## Direction
Copy out the lines that include the word "React".
==============================
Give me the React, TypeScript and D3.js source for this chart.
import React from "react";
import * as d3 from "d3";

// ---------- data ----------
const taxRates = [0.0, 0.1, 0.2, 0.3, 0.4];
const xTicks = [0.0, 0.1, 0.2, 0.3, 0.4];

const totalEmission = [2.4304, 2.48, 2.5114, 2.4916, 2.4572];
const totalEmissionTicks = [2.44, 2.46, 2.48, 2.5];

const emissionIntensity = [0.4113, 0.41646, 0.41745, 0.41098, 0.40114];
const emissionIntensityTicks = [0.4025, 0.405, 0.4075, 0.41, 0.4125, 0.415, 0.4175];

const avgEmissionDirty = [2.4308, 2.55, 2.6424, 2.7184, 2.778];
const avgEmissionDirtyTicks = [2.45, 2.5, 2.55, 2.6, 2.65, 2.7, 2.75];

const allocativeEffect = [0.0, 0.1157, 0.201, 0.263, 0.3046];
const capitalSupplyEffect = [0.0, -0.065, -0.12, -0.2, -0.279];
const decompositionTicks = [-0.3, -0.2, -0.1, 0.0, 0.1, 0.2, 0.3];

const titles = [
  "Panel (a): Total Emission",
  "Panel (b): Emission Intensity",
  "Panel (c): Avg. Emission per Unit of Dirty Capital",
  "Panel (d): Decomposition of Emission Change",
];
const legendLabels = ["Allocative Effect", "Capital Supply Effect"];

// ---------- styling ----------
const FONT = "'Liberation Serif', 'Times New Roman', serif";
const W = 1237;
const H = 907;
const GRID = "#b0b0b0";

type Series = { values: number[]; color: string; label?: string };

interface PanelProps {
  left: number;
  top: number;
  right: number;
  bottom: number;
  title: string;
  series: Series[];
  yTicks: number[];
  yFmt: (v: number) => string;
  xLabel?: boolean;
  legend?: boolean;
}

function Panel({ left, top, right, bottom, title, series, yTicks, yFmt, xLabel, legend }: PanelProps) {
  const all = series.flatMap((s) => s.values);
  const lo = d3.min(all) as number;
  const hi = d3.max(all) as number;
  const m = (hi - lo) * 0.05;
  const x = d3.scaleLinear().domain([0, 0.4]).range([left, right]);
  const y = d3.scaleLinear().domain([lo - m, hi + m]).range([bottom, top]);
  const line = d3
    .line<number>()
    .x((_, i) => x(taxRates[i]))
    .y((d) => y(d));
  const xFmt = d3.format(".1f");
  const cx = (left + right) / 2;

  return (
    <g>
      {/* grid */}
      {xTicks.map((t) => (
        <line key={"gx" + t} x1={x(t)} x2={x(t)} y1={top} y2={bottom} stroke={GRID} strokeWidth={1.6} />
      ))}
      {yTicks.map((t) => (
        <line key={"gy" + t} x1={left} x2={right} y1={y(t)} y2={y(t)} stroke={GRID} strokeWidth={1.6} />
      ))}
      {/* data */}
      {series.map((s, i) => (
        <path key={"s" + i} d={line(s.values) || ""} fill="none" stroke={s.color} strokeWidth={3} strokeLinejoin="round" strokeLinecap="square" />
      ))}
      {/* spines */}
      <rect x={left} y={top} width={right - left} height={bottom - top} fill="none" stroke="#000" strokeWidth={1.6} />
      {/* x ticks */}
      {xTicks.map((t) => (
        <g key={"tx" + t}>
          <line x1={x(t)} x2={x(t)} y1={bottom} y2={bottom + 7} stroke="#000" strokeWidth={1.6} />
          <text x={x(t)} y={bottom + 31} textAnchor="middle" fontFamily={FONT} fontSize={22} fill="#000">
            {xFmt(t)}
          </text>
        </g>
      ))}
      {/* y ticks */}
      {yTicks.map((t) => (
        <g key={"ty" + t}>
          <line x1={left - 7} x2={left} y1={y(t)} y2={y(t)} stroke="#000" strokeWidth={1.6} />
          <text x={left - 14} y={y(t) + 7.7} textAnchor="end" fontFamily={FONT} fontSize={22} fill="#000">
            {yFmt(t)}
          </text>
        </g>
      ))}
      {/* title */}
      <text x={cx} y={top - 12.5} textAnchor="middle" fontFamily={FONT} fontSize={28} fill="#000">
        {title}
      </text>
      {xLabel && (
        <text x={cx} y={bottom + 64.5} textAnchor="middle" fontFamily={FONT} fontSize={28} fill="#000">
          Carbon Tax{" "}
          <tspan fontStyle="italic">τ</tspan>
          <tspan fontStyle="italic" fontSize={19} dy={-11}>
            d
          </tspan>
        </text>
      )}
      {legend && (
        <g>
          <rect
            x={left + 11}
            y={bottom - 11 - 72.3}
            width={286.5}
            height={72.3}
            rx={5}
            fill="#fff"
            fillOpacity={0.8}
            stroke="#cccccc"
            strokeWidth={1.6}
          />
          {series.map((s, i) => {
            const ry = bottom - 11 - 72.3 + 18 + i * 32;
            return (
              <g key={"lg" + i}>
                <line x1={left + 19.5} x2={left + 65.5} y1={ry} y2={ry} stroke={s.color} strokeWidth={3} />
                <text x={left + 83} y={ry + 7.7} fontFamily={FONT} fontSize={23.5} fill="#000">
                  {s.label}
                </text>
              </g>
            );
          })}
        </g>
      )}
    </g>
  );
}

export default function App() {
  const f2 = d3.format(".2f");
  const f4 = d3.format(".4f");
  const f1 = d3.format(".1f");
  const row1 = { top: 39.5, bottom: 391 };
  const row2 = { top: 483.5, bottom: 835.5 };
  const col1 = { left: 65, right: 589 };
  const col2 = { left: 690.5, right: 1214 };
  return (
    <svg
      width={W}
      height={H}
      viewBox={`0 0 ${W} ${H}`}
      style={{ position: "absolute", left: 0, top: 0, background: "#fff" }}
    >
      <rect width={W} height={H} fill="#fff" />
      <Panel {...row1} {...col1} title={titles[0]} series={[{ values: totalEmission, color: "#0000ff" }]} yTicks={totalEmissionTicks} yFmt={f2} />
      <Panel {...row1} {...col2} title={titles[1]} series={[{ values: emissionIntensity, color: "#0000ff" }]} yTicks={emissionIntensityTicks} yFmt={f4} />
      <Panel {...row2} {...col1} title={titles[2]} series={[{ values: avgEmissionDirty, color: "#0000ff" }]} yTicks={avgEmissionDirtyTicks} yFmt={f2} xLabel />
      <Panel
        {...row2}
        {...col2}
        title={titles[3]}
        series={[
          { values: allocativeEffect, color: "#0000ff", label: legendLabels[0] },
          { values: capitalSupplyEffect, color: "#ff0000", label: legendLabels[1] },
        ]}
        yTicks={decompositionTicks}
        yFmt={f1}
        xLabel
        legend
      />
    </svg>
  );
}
==============================
## Full answer
Give me the React, TypeScript and D3.js source for this chart.
import React from "react";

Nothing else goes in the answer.